Sam Miller was settling down for the evening in her living room when her phone rang. Did she know that her Range Rover was on the move, asked the caller from Tracker, a vehicle location company.
“I said, ‘Are you sure? Because it’s sitting on my drive,’ ” says Miller, 45, a finance director from Marston Green in the West Midlands. “But when I looked out of the window, the car had disappeared. I don’t want to repeat what I said — there were a few expletives — but I was quite shocked, to say the least.”
When Miller looked at her CCTV system she was in for another shock. The thief had walked up, pulled the door handle and jumped into her two-year-old Autobiography-spec car, which would cost £100,000 new today. He started the engine and, after almost ploughing forwards into Miller’s house, found reverse gear and drove away. The theft was over in less than 30 seconds. Miller’s tracking device led police to the car, which had been parked and abandoned, in less than an hour, but other owners have not been so lucky.

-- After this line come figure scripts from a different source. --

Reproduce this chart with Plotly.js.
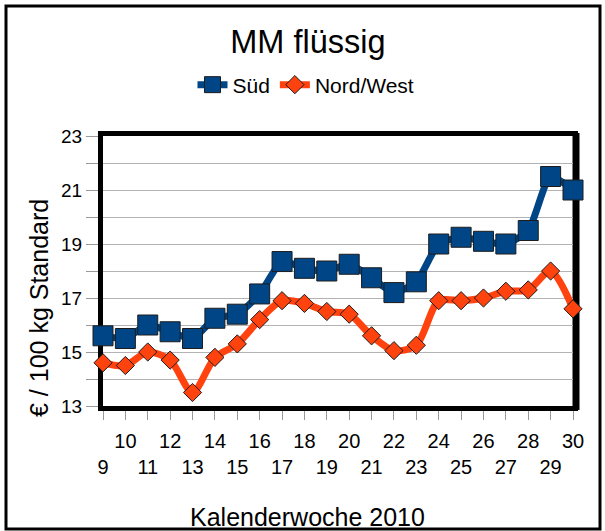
<!DOCTYPE html>
<html><head><meta charset="utf-8">
<script src="https://cdn.plot.ly/plotly-3.0.1.min.js"></script>
<style>html,body{margin:0;padding:0;background:#fff;}#chart{width:605px;height:531px;}</style>
</head><body><div id="chart"></div>
<script>
const weeks = [9,10,11,12,13,14,15,16,17,18,19,20,21,22,23,24,25,26,27,28,29,30];
const sued = [15.6,15.5,16.0,15.75,15.5,16.25,16.4,17.15,18.35,18.1,18.0,18.25,17.75,17.2,17.6,19.0,19.25,19.1,19.0,19.5,21.5,21.0];
const nordWest = [14.6,14.5,15.0,14.7,13.5,14.8,15.3,16.2,16.9,16.8,16.5,16.4,15.6,15.05,15.25,16.9,16.9,17.0,17.25,17.3,18.0,16.6];
const xTickText = weeks.map(w => (w % 2 === 1) ? '<br>' + w : String(w));
const yTicks = [13,15,17,19,21,23];

const FONT = 'Liberation Sans, Arial, sans-serif';
const px2x = p => (p - 103) / 470;
const py2y = p => (406 - p) / 270;

const traces = [
  {x: weeks, y: sued, name: 'Süd', type: 'scatter', mode: 'lines+markers', cliponaxis: false,
   line: {color: '#004586', width: 7, shape: 'spline', smoothing: 0.6},
   marker: {symbol: 'square', size: 20, color: '#004586', line: {color: '#1c1c1c', width: 1}}},
  {x: weeks, y: nordWest, name: 'Nord/West', type: 'scatter', mode: 'lines+markers', cliponaxis: false,
   line: {color: '#ff420e', width: 7, shape: 'spline', smoothing: 0.8},
   marker: {symbol: 'diamond', size: 14, color: '#ff420e', line: {color: '#1c1c1c', width: 1}}}
];

const layout = {
  width: 605, height: 531,
  margin: {l: 103, r: 32, t: 136, b: 125},
  paper_bgcolor: '#fff', plot_bgcolor: '#fff',
  font: {family: FONT, color: '#000', size: 18},
  title: {text: 'MM flüssig', font: {family: FONT, size: 32.5, color: '#000'},
          x: 0.509, xref: 'container', y: 1 - 42/531, yref: 'container', xanchor: 'center', yanchor: 'middle'},
  showlegend: true,
  legend: {orientation: 'h', x: px2x(306), xanchor: 'center', y: py2y(85), yanchor: 'middle',
           font: {family: FONT, size: 21}, itemwidth: 30, tracegroupgap: 0, bgcolor: 'rgba(0,0,0,0)'},
  xaxis: {range: [9, 30], tickvals: weeks, ticktext: xTickText, tickangle: 0,
          showline: true, linecolor: '#000', linewidth: 5, mirror: true,
          ticks: 'outside', ticklen: 9, tickcolor: '#999', tickwidth: 1, ticklabelstandoff: 4,
          showgrid: false, zeroline: false, layer: 'below traces',
          tickfont: {family: FONT, size: 20}},
  yaxis: {range: [13, 23], tickvals: yTicks, ticktext: yTicks.map(String),
          showline: true, linecolor: '#000', linewidth: 5, mirror: true,
          ticks: 'outside', ticklen: 12, tickcolor: '#999', tickwidth: 1,
          showgrid: true, gridcolor: '#b3b3b3', gridwidth: 1, zeroline: false, layer: 'below traces',
          minor: {dtick: 1, tick0: 13, showgrid: true, gridcolor: '#b3b3b3', gridwidth: 1, ticks: 'outside', ticklen: 12, tickcolor: '#999'},
          tickfont: {family: FONT, size: 19}},
  annotations: [
    {text: 'Kalenderwoche 2010', xref: 'paper', yref: 'paper', x: px2x(307), y: py2y(517),
     xanchor: 'center', yanchor: 'middle', showarrow: false, font: {family: FONT, size: 25}},
    {text: '€ / 100 kg Standard', xref: 'paper', yref: 'paper', x: px2x(39), y: py2y(308),
     xanchor: 'center', yanchor: 'middle', textangle: -90, showarrow: false, font: {family: FONT, size: 25}}
  ],
  shapes: [
    {type: 'rect', xref: 'paper', yref: 'paper', x0: px2x(6), x1: px2x(600), y0: py2y(529), y1: py2y(6),
     line: {color: '#000', width: 3}, layer: 'below'},
    {type: 'line', xref: 'paper', yref: 'paper', x0: px2x(576), x1: px2x(576), y0: py2y(410), y1: py2y(133),
     line: {color: '#000', width: 7}, layer: 'below'}
  ]
};

Plotly.newPlot('chart', traces, layout, {displayModeBar: false, staticPlot: true});
</script></body></html>
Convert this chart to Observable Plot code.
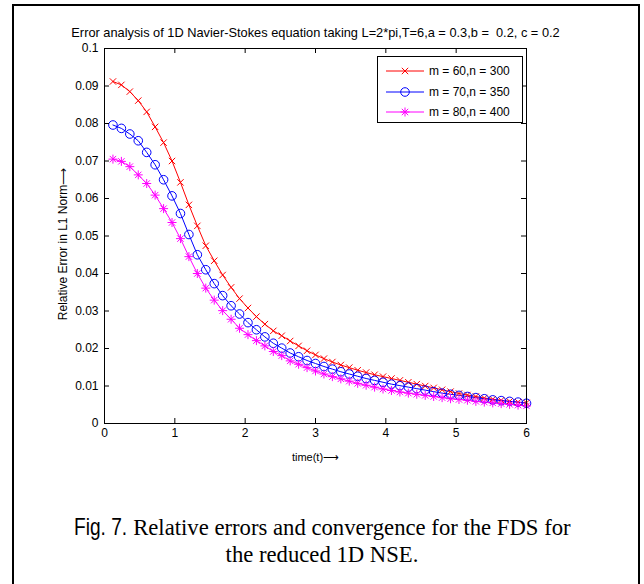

Last week it emerged that some Range Rover owners who park their cars on the street in London are struggling to get insurance because so many of the cars are being stolen. Quantum, a specialist insurer, says that underwriters are refusing to cover the cars because despite hi-tech security systems the vehicles suffer from a catastrophic flaw: they feature keyless entry and keyless start technology that thieves have found ways to bypass, enabling them to steal the cars at will.
The insurer says that unless Range Rovers and other high-end cars with the same technology are parked in a secure garage, the only way to get insurance for them is to combine it with household insurance to spread the risk.
“Stealing these cars is almost child’s play,” says James Wasdell, co-founder of Quantum. “Range Rovers are being targeted because they are desirable, but other cars with keyless systems have the same problem — they just aren’t as high up on thieves’ shopping lists.”